Der Haken: Bewusstseinskontrolle kann man auf viel einfachere Art erlangen. Auch sonst ist die Theorie unstimmig: Durch die vielen Überwachungskameras sowie den Einsatz von Ultraschall-Systemen wie Mosquito kann man Menschen viel besser steuern und kontrollieren. Das spräche eher dafür, dass der CIA mehr öffentliche Sitzgelegenheiten schaffen, diese aber besonders überwachen würde.
Steckt am Ende etwas ganz anderes dahinter? Vielleicht der Wunsch, öffentliche Plätze immer weiter zu privatisieren, sprich der Öffentlichkeit zu entziehen? Oder soll einfach nur die Not von wartenden und erschöpften Menschen ausgenutzt werden, die sich nur dann ausruhen können, wenn sie in einem Café Platz nehmen und Geld bezahlen?

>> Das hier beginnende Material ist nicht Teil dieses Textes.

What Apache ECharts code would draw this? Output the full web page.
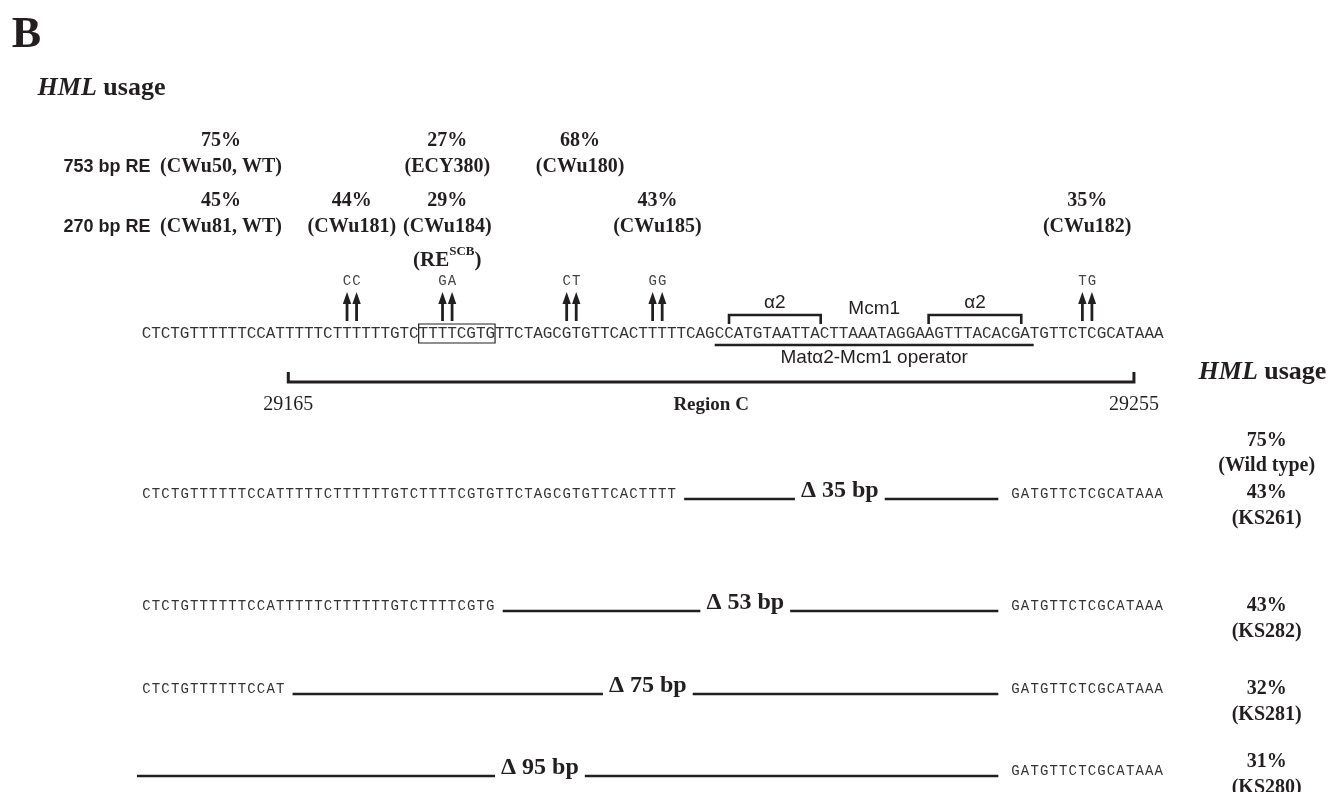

Das kommt mir doch zu einfach vor. Außerdem ist es doch auch für die anderen Ladenbesitzer auf Dauer eher schädlich, wenn ihre Kunden vor lauter Erschöpfung gar nicht erst bei ihnen ankommen. Es bleibt also weiterhin rätselhaft, wer hinter dem Verschwinden der öffentlichen Sitzplätze steckt. Meine Meinung ist, dass es sowohl die Rollstuhlfahrermafia als auch militante Veganer und der CIA sind. Mit dieser Meinung stehe ich wahrscheinlich alleine da, was aber egal ist, weil schließlich Alle dastehen, auch diejenigen mit anderen Meinungen – mangels Sitzplätzen.